Worse, there’s a sour ball of disappointment in my gut over the grade nine kids who didn’t get their credit in my courses. That’s the angst. That’s the wondering. Of course, in my situation, the kids who flunked were well on their way by the time I came on the scene in May. (I was covering a maternity leave.) I don’t know if it’s like this for every teacher, but I can’t help feeling my own failure when a kid goes down. Mind you, it chagrins me over and over again to realize, as is too often the case, that I seem to take it harder than the kids do. Even after all these years in classrooms, I don’t find it a bit easier to handle an adolescent nose-dive, though I’ve only known these folks for six weeks. And in virtually every case, the student either dithers or outright decides to not bother doing Essay X or Reading Y (why?), and they are far from surprised at their outcome.

Parents, though, are sometimes blindsided. “He never told me there was a problem!” I can hear the same little guilty tune playing behind their questions, their bewilderment and even the anger and blaming. It becomes a control issue, of course. I still have to remind myself, after 20 years of doing this job, that there are limits to what I can do. I can’t rock every student’s world. I can’t make them love language or care about ideas or be hopeful about the future. It’s up to them. Sigh. I hate that.

“You have the right to fail,” I have sometimes said, “but why would you want to do that?” It’s one of my many attempts to shift a student’s perspective. As teachers, we might wish that we could force a student to do what seems to us so clearly to be the best for him or her. I sure do. But like us, young people have an irritating tendency to want to make their own decisions. And so on we go. Life is for learning. Et cetera.

And in other news…

It’s also an exciting time of year to celebrate all that is best about Canada. Living in Ottawa for these past five July Firsts, it has been quite wonderful to celebrate in the capital, to see the dazzling fireworks that have so terrified our little Sam each year as they explode over Parliament Hill. He’s seven now, and is given to marching through the house singing “O Canada” in French at the top of his lungs. (He has a delightful Outaouais accent. He didn’t get it from me.) I think this will be the year that these astounding displays will be delightfully awesome fun for him instead of an incitement to run away screaming or hide under his Mummy’s arm. Mars Attacks. I thinks that’s what the experience has been for him.

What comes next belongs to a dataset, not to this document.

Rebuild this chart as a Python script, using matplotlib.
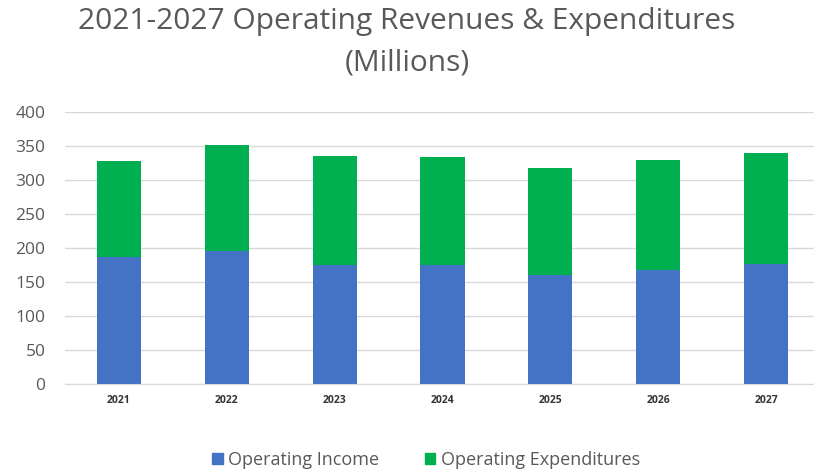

I miss down-home festivities in my little riverside hometown, though. It hasn’t been so long since I lived there. I’ll miss the parade with almost as many people in it as there are watching, the crowds of people milling about in the park afterwards, the more modest but still terrific fireworks down by the dam. We love being around the Big Show here in Ottawa on our national day, but it’s like the culture shock I had about big city grocery stores: I won’t see many people that I actually know as we share our patriotic joys. For that, I’d have to be hanging around the Grand River in Caledonia on Sunday. I’ll miss all those familiar faces, and I’ll remember on Sunday that there are all kinds of communities. One of those is my own little neighbourhood, where Sam and his Mum and I, before we head downtown, will eat hot dogs and wave flags with Djiboutian and Somali-born parents whose kids think Canada Day is the coolest.